Sunday 22 February 2009

SOOOO busy!

Too busy to blog!

I've got some work as a sessional tutor by our local college to teach gardening to community groups, and this week I'm starting three courses on growing veg from seed. So I've been getting my head around lesson plans, teaching schedules, enrolment forms... until my head hurts. But it's great to be able to plan learning around something I love and feel I know enough about. I realised the other day that the best thing about this sort of teaching is that I can be me. When I was doing secondary teaching I always felt I was pretending to be someone else.

I'm also doing lots of gardening as well as talking about it, and a couple of years after swearing I'd never do events again, I'm getting mixed up in organising events connected with Nottingham's Transition Town movement. The Great Spring Sowing has so far involved meetings which manage to be unstructured, well-organised and enjoyable all at the same time. Chair? Shmair!
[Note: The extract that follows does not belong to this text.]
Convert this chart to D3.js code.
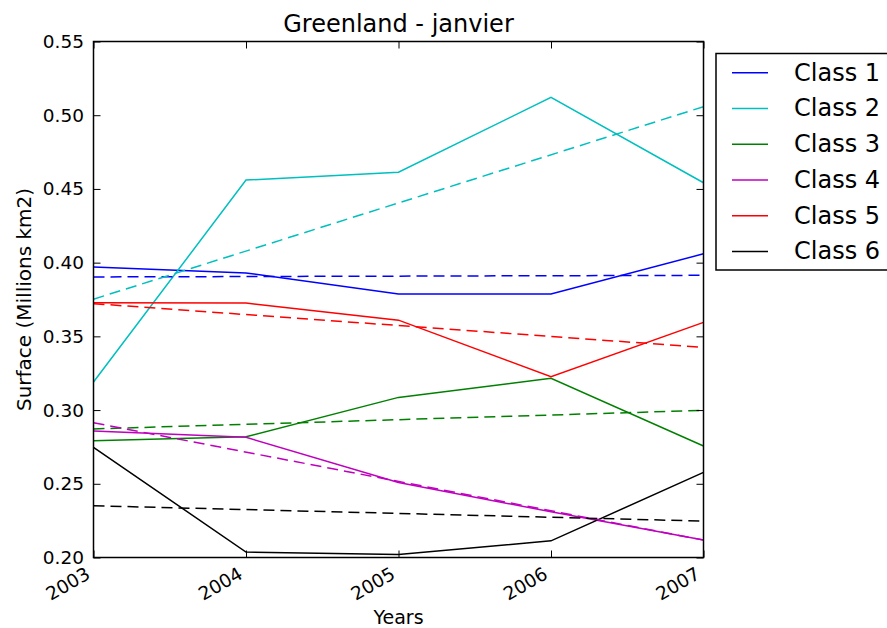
<!DOCTYPE html>
<html>
<head>
<meta charset="utf-8">
<script src="https://cdn.jsdelivr.net/npm/d3@7"></script>
<style>
  html, body { margin: 0; padding: 0; background: #fff; }
  svg { display: block; font-family: "DejaVu Sans", sans-serif; }
</style>
</head>
<body>
<svg id="chart" width="887" height="628"></svg>
<script>
// Yearly January surface per class (millions km2)
const years = [2003, 2004, 2005, 2006, 2007];
const classNames = ["Class 1", "Class 2", "Class 3", "Class 4", "Class 5", "Class 6"];
const classColors = ["#0000ff", "#00bfbf", "#008000", "#bf00bf", "#ff0000", "#000000"];

const class1 = [0.397, 0.393, 0.3787, 0.3787, 0.406];
const class2 = [0.319, 0.456, 0.4613, 0.5121, 0.4542];
const class3 = [0.2792, 0.2819, 0.3086, 0.3215, 0.2756];
const class4 = [0.2858, 0.2815, 0.2509, 0.231, 0.2118];
const class5 = [0.3728, 0.3726, 0.361, 0.3226, 0.3595];
const class6 = [0.2747, 0.2037, 0.2021, 0.2113, 0.2577];

// Linear trend lines: value at first and last year
const trend1 = [0.3903, 0.3914];
const trend2 = [0.3752, 0.5058];
const trend3 = [0.2872, 0.2998];
const trend4 = [0.2914, 0.2118];
const trend5 = [0.3722, 0.3425];
const trend6 = [0.2351, 0.2247];

const yTicks = [0.20, 0.25, 0.30, 0.35, 0.40, 0.45, 0.50, 0.55];

const seriesValues = [class1, class2, class3, class4, class5, class6];
const trendValues = [trend1, trend2, trend3, trend4, trend5, trend6];

const svg = d3.select("#chart");
const plotLeft = 93.5, plotRight = 703.5, plotTop = 41.5, plotBottom = 557.5;

const x = d3.scaleLinear().domain([2003, 2007]).range([plotLeft, plotRight]);
const y = d3.scaleLinear().domain([0.20, 0.55]).range([plotBottom, plotTop]);

// Plot lines
const line = d3.line().x(d => x(d[0])).y(d => y(d[1]));
const plot = svg.append("g");

seriesValues.forEach((vals, i) => {
  plot.append("path")
    .datum(years.map((yr, j) => [yr, vals[j]]))
    .attr("d", line)
    .attr("fill", "none")
    .attr("stroke", classColors[i])
    .attr("stroke-width", 1.5);
});

trendValues.forEach((tv, i) => {
  plot.append("path")
    .datum([[years[0], tv[0]], [years[years.length - 1], tv[1]]])
    .attr("d", line)
    .attr("fill", "none")
    .attr("stroke", classColors[i])
    .attr("stroke-width", 1.5)
    .attr("stroke-dasharray", "11,6");
});

// Axes with inward ticks on all sides
const tickLen = 7;
const fmtY = d3.format(".2f");

const axBottom = svg.append("g").attr("transform", `translate(0,${plotBottom})`)
  .call(d3.axisBottom(x).tickValues(years).tickSize(-tickLen).tickFormat(""));
const axTop = svg.append("g").attr("transform", `translate(0,${plotTop})`)
  .call(d3.axisTop(x).tickValues(years).tickSize(-tickLen).tickFormat(""));
const axLeft = svg.append("g").attr("transform", `translate(${plotLeft},0)`)
  .call(d3.axisLeft(y).tickValues(yTicks).tickSize(-tickLen).tickFormat(""));
const axRight = svg.append("g").attr("transform", `translate(${plotRight},0)`)
  .call(d3.axisRight(y).tickValues(yTicks).tickSize(-tickLen).tickFormat(""));
[axBottom, axTop, axLeft, axRight].forEach(a => {
  a.select(".domain").remove();
  a.selectAll(".tick line").attr("stroke", "#000").attr("stroke-width", 1);
});

svg.append("rect")
  .attr("x", plotLeft).attr("y", plotTop)
  .attr("width", plotRight - plotLeft).attr("height", plotBottom - plotTop)
  .attr("fill", "none").attr("stroke", "#000").attr("stroke-width", 1.5);

// Tick labels
svg.append("g").selectAll("text").data(yTicks).join("text")
  .attr("x", 84).attr("y", d => y(d))
  .attr("text-anchor", "end").attr("dominant-baseline", "central")
  .attr("font-size", 18.5).attr("fill", "#000")
  .text(d => fmtY(d));

svg.append("g").selectAll("text").data(years).join("text")
  .attr("transform", d => `translate(${x(d) - 2},${plotBottom + 20}) rotate(-30)`)
  .attr("text-anchor", "end")
  .attr("font-size", 18.5).attr("fill", "#000")
  .text(d => d);

// Titles
svg.append("text")
  .attr("x", (plotLeft + plotRight) / 2).attr("y", 32)
  .attr("text-anchor", "middle").attr("font-size", 24).attr("fill", "#000")
  .text("Greenland - janvier");

svg.append("text")
  .attr("x", (plotLeft + plotRight) / 2).attr("y", 624)
  .attr("text-anchor", "middle").attr("font-size", 19).attr("fill", "#000")
  .text("Years");

svg.append("text")
  .attr("transform", `translate(31,${(plotTop + plotBottom) / 2}) rotate(-90)`)
  .attr("text-anchor", "middle").attr("font-size", 20).attr("fill", "#000")
  .text("Surface (Millions km2)");

// Legend
const legend = svg.append("g");
legend.append("rect")
  .attr("x", 716).attr("y", 53.5).attr("width", 200).attr("height", 216.5)
  .attr("fill", "#fff").attr("stroke", "#000").attr("stroke-width", 1.5);
classNames.forEach((name, i) => {
  const cy = 72.7 + i * 35.75;
  legend.append("line")
    .attr("x1", 732).attr("x2", 768).attr("y1", cy).attr("y2", cy)
    .attr("stroke", classColors[i]).attr("stroke-width", 1.5);
  legend.append("text")
    .attr("x", 794).attr("y", cy)
    .attr("dominant-baseline", "central")
    .attr("font-size", 24).attr("fill", "#000")
    .text(name);
});
</script>
</body>
</html>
I've also - unusually for me - been watching quite a few telly programmes. For some reason the period after Christmas always seems to be good for telly. I've been enjoying the 'Round the World in 80 Faiths' programme. I thought that the presenter, Peter Owen Jones, was going to be pretty irritating, but warmed to him as he gave most things a go, getting into some rather harrowing situations and some very moving ones too. I'm amazed how many different faiths there are, and I imagine the programme could have wound up some people either by leaving out their particular faith , or by showing a too-quick snapshot of it. I was a smidgin annoyed at the example of atheism - but then I realised that this was just the sort of response that all the other 79 were creating in someone, somewhere. I'm also enjoying the series 'Christianity - a history', each episode of which is presented by different people so each one is very different from the others. I feel that the programmes presented by atheists are more acute and bolder in their approach, while the others tend to be descriptive - but still interesting. Cherie Blair next week on the future of Christianity... So television is rubbish these days? Not in my opinion. Let's hope that the BBC and Channel 4 do manage to carry on producing such good stuff.

Similar but different: the current bevy of Darwin programmes are looking promising. The recent Attenborough one - 'Charles Darwin and the Tree of Life' - was terrific. No longer on i-player but the tree of life animation (a bit devoid of plant life! But still stunning) is here. The first of Attenborough's Natures Great Events series was heart-wrenching. Not looking good for polar bears... The Natural World programme 'A Farm for the Future' was cracking. Even though I know a bit about the subject matter there were plenty of shocks. There was a more upbeat message too: it included the best short descriptions of permaculture and forest gardening I've seen, and demonstable links between older farmers and the younger ones trying to cut their energy use.

Which kind of brings me back to where I started - growing food. Quite important really.